The cottage, on the other hand, was another story. Annie's heart sank when they pulled into the narrow dirt driveway beside the house itself. It was an unpromising sight, a slightly lopsided structure built in 1929, its shingles painted a dull, tired gray. A sunporch ran the length of the front of the cottage, its louvered windows quaint and outdated and yellowed. An overgrown hedge rose on one side of a dirt path leading to the louvered front door. With one corner wedged in the dirt, the rickety gate stood open, as listless as an idling bystander, unconcerned with, unaware of, the ramshackle house. The hard dusty path sidled shamelessly into the patchy crabgrass.
The cottage.
It was a shack, a hut, a garden shed of a thing, stunted and unwashed.
"Oh," Annie said in dismay.
But her sister and mother were already out of the car and exclaiming with joy. It was so unspoiled! It was so old-fashioned, so perfectly old-fashioned! Think of all the barefooted children who had scampered up and down this path! The commuters in their fedoras, tired and grimy from the train! The two women were beside themselves.
"It's like camp!" Miranda cried.
"Girl Scout camp!" Betty cried in response.

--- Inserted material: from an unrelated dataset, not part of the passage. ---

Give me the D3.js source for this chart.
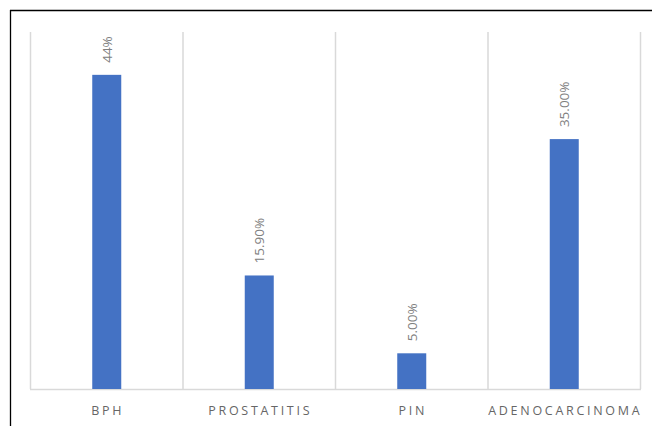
<!DOCTYPE html>
<html>
<head>
<meta charset="utf-8">
<script src="https://cdn.jsdelivr.net/npm/d3@7"></script>
<style>
  html, body { margin: 0; padding: 0; background: #fff; }
  svg { display: block; }
</style>
</head>
<body>
<script>
// Share of diagnoses per category (percent)
const categories = ["BPH", "PROSTATITIS", "PIN", "ADENOCARCINOMA"];
const values = [44, 15.9, 5, 35];
const valueLabels = ["44%", "15.90%", "5.00%", "35.00%"];
const yDomain = [0, 50];

const W = 652, H = 426;
const plot = { left: 30, right: 640, top: 32, bottom: 389 };

const svg = d3.select("body").append("svg")
  .attr("width", W).attr("height", H);

// frame lines along top and left edges
svg.append("line").attr("x1", 10).attr("x2", W).attr("y1", 10.5).attr("y2", 10.5)
  .attr("stroke", "#000").attr("stroke-width", 1.3);
svg.append("line").attr("x1", 10.5).attr("x2", 10.5).attr("y1", 10).attr("y2", H)
  .attr("stroke", "#000").attr("stroke-width", 1.3);

const x = d3.scaleBand().domain(categories)
  .range([plot.left, plot.right]).paddingInner(0).paddingOuter(0);
const y = d3.scaleLinear().domain(yDomain).range([plot.bottom, plot.top]);

// vertical category separators
const edges = categories.map(c => x(c)).concat([x(categories[categories.length - 1]) + x.bandwidth()]);
svg.append("g").selectAll("line").data(edges).join("line")
  .attr("x1", d => d + 0.5).attr("x2", d => d + 0.5)
  .attr("y1", plot.top).attr("y2", plot.bottom)
  .attr("stroke", "#d9d9d9").attr("stroke-width", 1.5);

// baseline
svg.append("line").attr("x1", plot.left).attr("x2", plot.right + 1)
  .attr("y1", plot.bottom + 0.5).attr("y2", plot.bottom + 0.5)
  .attr("stroke", "#d9d9d9").attr("stroke-width", 1.5);

const barW = 29;
svg.append("g").selectAll("rect").data(categories).join("rect")
  .attr("x", c => x(c) + x.bandwidth() / 2 - barW / 2 + 0.5)
  .attr("y", (c, i) => y(values[i]))
  .attr("width", barW)
  .attr("height", (c, i) => y(0) - y(values[i]))
  .attr("fill", "#4472c4");

// rotated value labels above bars
svg.append("g").selectAll("text").data(categories).join("text")
  .attr("transform", (c, i) => `translate(${x(c) + x.bandwidth() / 2 + 5.5},${y(values[i]) - 12}) rotate(-90)`)
  .attr("text-anchor", "start")
  .attr("font-family", "'Open Sans', 'Liberation Sans', sans-serif")
  .attr("font-size", 13.5)
  .attr("fill", "#808080")
  .text((c, i) => valueLabels[i]);

// category axis labels
svg.append("g").selectAll("text").data(categories).join("text")
  .attr("x", c => x(c) + x.bandwidth() / 2 + 1.5)
  .attr("y", 415)
  .attr("text-anchor", "middle")
  .attr("font-family", "'Open Sans', 'Liberation Sans', sans-serif")
  .attr("font-size", 12.5)
  .attr("letter-spacing", "2.7px")
  .attr("fill", "#666666")
  .text(c => c);
</script>
</body>
</html>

Of course, Annie knew well enough that Betty would have tired of real Girl Scout camp the minute she wanted a hot bath and there was only a cold shower to be had, that Miranda would exclaim over the unspoiled nature of the cottage until the first hot night without air-conditioning. But Annie said nothing. She knew better than to confront her mother and sister when they were waxing poetic together. It would be like stepping into a dog fight. One had to wait, patient and quiet, until they wore themselves out.

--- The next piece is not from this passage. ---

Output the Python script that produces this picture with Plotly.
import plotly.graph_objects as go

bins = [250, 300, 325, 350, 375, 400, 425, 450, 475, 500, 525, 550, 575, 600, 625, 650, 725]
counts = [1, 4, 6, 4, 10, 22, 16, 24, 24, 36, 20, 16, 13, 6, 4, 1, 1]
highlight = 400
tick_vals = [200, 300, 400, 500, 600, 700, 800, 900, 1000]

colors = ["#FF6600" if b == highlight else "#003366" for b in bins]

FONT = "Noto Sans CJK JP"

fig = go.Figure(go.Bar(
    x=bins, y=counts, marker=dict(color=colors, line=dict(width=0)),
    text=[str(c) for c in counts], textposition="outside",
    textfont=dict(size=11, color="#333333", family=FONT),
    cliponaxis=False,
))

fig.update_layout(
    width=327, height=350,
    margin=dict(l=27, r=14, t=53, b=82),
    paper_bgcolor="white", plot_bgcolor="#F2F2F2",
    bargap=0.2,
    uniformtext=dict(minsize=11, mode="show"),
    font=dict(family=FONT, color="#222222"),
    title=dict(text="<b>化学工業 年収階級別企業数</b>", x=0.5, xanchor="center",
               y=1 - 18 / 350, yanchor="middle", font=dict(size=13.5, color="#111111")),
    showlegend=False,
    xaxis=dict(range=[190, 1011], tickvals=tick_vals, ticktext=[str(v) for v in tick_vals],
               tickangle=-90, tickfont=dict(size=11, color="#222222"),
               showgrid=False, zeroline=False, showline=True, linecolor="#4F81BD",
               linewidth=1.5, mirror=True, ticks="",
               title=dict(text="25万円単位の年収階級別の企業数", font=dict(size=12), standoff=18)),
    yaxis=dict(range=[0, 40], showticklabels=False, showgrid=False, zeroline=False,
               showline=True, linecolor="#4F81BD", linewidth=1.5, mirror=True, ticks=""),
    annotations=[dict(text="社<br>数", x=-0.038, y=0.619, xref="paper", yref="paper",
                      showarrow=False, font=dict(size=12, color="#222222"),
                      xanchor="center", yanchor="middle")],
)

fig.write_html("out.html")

Annie sometimes reflected that all those poor publishers who thought Miranda was bluffing or bullying had never understood Miranda's secret, which was supreme innocence. She was a good-looking woman: her face animated; her eyes, tapering at both ends, womanly and remote; and she had a slow, curling half-smile that people around her experienced as a moment of recognition, as if they'd been lavishly but secretly praised. When all was said and done, however, Miranda's greatest strength was a sublime ignorance that things could go other than she, in her benevolent excitement, had imagined them. She didn't worry about what the world thought of her or her tantrums, for the world existed only as imagined by her, and Miranda believed in her imagination the way others believed in God or capitalism: it was a force, and it was a force for good.
Annie, who was acutely aware of how the world viewed her, or at least of how she worried that the world viewed her, often watched her younger sister with wonder. Miranda was so unselfconscious that the older sister was deprived of even the bitter satisfaction of envy. In fact, Annie had always been proud of both her sister's beauty and her guileless, autocratic power.
On the other hand, Annie could not help but notice that her sister was extremely self-involved, and over the years, watching Miranda go through one disastrous love affair after another, she began to suspect that Miranda's preoccupation with herself was a kind of protection. Everywhere Miranda looked, she saw the world she insisted upon. This was her great tautological strength. It had fascinated and frustrated Annie since childhood. How could you ever win an argument with such a sister? How?